Feb. 11, 2013 at 4:23 PM   |   Comments

SANTIAGO, Chile, Feb. 11 (UPI) -- The Chilean navy is considering options to modernize its ageing naval fleet and will retire at least one missile bought it brought from Germany in the late 1990s.

Military regeneration has dominated center-right President Sebastian Pinera's defense modernization program since he came to power in 2010. Pinera's economic plans were upset by crippling earthquakes soon after he assumed office. Much of the country's copper export earnings were spent on rebuilding damaged infrastructure and associated programs.

The military's rather fragile state continues to rankle Chile's military commanders, said to be the source of frequent muted pleas for greater defense allocations and investments. But defense spending in Chile remains tight, when compared to Brazil's big-spending defense establishment.

Pinera's economic plans were also sidelined by student protests throughout last year that challenged entrenched private interests in the education sector, criticized as favoring the country's small privileged minority.

However, some of Chile's defense inventories are so outdated that delaying their replacement is no longer considered an option.

One of four missile boats the Chilean navy operates is soon to be retired, the Chilean navy said on its website. It wasn't immediately clear how the retiring LM 36 Guardiamarina Riquelme would be replaced.

The Guardiamarina Riquelme, a former German missile boat known as Wolf, has been in Chile's navy since 1997, when it was acquired second-hand from Germany.
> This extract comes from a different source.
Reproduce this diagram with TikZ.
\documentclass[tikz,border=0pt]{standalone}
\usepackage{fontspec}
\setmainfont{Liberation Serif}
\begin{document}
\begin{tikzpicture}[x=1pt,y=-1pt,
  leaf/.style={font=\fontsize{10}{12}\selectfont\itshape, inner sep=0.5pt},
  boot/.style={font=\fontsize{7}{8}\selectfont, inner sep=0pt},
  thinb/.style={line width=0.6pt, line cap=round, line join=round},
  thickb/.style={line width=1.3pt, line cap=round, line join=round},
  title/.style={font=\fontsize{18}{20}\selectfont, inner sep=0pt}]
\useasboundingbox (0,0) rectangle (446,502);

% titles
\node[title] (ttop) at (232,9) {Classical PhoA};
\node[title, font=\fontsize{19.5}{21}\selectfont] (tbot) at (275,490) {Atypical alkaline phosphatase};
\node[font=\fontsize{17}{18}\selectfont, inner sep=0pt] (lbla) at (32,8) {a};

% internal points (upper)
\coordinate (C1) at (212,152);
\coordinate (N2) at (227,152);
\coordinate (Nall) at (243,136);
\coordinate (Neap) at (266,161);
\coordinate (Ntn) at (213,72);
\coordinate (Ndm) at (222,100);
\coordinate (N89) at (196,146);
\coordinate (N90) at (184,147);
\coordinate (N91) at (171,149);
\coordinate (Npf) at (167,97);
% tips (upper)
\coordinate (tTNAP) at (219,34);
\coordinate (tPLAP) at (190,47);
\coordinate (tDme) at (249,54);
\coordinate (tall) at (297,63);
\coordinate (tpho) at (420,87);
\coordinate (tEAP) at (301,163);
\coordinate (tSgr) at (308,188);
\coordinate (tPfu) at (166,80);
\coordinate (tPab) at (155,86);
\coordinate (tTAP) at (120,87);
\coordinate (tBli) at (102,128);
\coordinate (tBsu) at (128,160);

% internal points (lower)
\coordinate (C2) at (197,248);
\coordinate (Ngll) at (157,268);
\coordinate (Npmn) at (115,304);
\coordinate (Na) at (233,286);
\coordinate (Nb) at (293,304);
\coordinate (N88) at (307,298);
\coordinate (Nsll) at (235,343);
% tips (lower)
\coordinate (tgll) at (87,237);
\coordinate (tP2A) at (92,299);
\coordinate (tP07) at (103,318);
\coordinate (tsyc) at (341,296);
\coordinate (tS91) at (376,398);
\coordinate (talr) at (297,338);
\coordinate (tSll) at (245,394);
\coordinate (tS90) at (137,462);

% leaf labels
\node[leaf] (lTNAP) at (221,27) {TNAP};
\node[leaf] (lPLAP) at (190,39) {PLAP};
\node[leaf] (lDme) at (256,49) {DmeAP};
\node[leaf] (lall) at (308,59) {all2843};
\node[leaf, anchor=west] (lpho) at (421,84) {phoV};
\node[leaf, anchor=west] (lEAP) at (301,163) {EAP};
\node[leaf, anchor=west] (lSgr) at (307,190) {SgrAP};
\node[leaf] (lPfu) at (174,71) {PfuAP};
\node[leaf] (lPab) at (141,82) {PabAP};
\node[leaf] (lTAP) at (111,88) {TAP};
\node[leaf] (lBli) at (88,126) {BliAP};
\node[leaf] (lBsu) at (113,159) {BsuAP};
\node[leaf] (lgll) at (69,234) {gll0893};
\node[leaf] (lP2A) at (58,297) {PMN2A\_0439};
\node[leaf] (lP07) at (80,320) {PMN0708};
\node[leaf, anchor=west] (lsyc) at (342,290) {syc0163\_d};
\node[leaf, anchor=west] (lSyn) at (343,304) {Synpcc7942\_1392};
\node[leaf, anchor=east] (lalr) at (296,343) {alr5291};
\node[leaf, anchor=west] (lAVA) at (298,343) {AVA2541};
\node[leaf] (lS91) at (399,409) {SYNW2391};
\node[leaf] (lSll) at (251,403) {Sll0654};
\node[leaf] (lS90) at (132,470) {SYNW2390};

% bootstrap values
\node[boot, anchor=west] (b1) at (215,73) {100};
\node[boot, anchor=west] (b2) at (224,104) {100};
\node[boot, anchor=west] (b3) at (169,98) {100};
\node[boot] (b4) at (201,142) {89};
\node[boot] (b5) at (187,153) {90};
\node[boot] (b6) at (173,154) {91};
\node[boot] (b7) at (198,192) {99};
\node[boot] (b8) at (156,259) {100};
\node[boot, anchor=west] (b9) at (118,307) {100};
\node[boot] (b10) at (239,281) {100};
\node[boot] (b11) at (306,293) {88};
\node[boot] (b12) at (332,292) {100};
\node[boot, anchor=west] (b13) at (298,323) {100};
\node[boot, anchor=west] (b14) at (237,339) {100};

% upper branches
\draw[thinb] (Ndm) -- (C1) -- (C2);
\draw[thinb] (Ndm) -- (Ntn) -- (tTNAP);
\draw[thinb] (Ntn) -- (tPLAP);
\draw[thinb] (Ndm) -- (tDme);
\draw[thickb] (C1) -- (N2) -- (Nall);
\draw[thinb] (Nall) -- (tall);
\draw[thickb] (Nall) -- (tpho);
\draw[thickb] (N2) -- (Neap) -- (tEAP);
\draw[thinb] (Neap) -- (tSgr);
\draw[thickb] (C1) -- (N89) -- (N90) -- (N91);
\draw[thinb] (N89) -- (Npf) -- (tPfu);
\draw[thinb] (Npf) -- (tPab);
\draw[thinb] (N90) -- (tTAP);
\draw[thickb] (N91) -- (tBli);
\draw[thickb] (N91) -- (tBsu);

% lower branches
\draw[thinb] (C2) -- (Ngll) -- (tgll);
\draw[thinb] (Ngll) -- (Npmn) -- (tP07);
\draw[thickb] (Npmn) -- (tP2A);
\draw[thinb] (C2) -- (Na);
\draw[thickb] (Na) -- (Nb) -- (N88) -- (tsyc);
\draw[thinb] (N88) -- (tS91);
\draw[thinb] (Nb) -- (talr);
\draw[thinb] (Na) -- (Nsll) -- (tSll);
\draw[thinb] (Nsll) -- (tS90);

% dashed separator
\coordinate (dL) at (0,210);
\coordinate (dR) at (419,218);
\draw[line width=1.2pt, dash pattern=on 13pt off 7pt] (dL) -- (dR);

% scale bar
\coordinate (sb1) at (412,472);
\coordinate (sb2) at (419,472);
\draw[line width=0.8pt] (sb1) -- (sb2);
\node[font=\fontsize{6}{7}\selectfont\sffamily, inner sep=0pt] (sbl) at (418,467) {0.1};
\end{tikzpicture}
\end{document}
The boat was bought from Germany along with three other Type 148 Tiger class vessels.

The patrol boat was built at Cherbourg, France, launched in January 1974 and transferred to Chile in August 1997, World Warships reported.

All four warships are said to be armed with MM-38 Exocet missiles, 76mm OTO-Melara guns and two .50-caliber machine guns.

Chile has three other Israeli-made Sa'ar 4 class missile boats that served earlier in the Israeli navy.

The Chilean naval boats' main role has been to guard Chile's naval waters and keep vigil over current problems of contraband trade, including narcotics and illegal immigration to and from neighboring countries.

Chile's economic growth has drawn migrants from neighboring countries faced with slower growth, unemployment and social dislocation.

The Chilean Defense News and other Chilean defense bloggers speculated that at least one of the Israeli-made missile boats could already be undergoing refits in the country's southern shipyards.

LM 34 Angamos was spotted heading toward southern Chile's Talcahuano repair dock in the Concepcion province, the Noticias FFAA Chile said.

Two other Israeli-made patrol boats are based in Punta Arenas, southern Chile's major energy and trade hub in the Magallanes and Antarctic region.

The Chilean navy also plans to replace its aging search and rescue Cessna O-2A Skymaster, El Mercurio de Valparaiso reported.